What I still don't like about Windows is the lack of UI consisitency. The dialogs and window layout in system critical components is anything but easy to comprehend and most often just resembles a mess of older dialogs that have been rearranged and newer ones that have been "tacked" on.
However, for most people, Windows has been good enough even though the vast majority of PC users do NOT really understand how their computer works (and why should they?). Now on to my Longhorn puzzlings:
1. I think MS has the cash reserves to withstand major mistakes that no other company can afford to make. Witness the subsidy of the XBox. MS can really afford to make major OS mistakes and the money will still flow in as the sheer momentum of all those millions of PCs that get sold all have Windows OEM on them. The situation might change a bit by 2006 in that Linux could well have achieved some critical mass in the business world by then. That possibility is, by all accounts very real, and I doubt that any business that will have switched to Linux will ever switch back to Windows, no matter how good it is, simply for the price point, which MS cannot beat. In home PCs I seriously doubt that Linux will have made huge gains by 2006. Some but not much. Windows is too entrenched in the home, I think.
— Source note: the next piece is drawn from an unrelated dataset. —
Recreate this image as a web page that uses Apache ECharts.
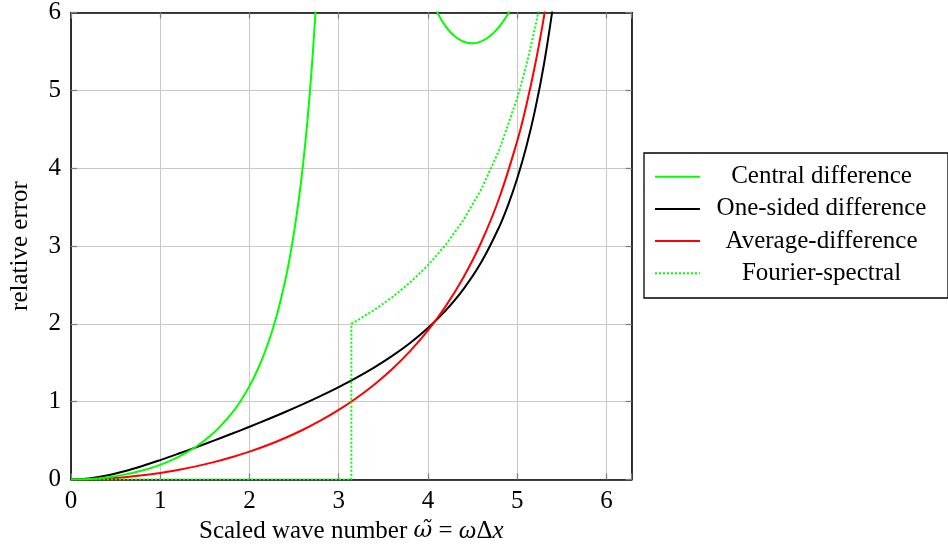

2.MS cash reserves could dry up very quickly if no new products arrive by 2006, but as some else mentioned, there's 64bit computing to consider, although I think Apple and especially Linux will beat them to the gun with uptake initially. I think that in the server arena, Linux will definitely beat Windows in 64bit computing.
3.MS' UI task oriented approach as implemented in XP will almost certainly be a major feature in Longhorn in order to make the PC easier for home users to understand, but unless they address the issue with user newbie feedback studies, it will only confuse users as much as the current approach.
4.The new compositing model, will probably present MS with major headaches initially as legacy software will probably work but not as well as it did before. It will be used to market the hell out of Longhorn though.
5.Microsoft will, I'm sure, use whatever methods they can to lock future users in, be it server incompatibilities with Exchange or with DRM or with special pproprietry protocols, they will do as much as they can. They will certainly try to get hardware makers to implement features that lock out Linux, such as hardware DRM, and an MS coded BIOS that will break the hardware if changed, or things like DirectX only graphic cards. I'm sure MS sees this as a point in their survival.
6.Lonhorn is probably a make or break milestone for Microsoft. They probably want to get as many users as possible onto XP and 2k3 server before Longhorn arrives. Longhorn will probably be for them like Win95 was, released with huge media attention pointing out the ease and beauty of the new OS. The timing is probably ok because their marketshare won't drastically erode by then. The only questions will be how far Linux and OSX will have progressed by then (probably quite a lot judging by what's happened since 2000) and if the enterprise will not have changed by then.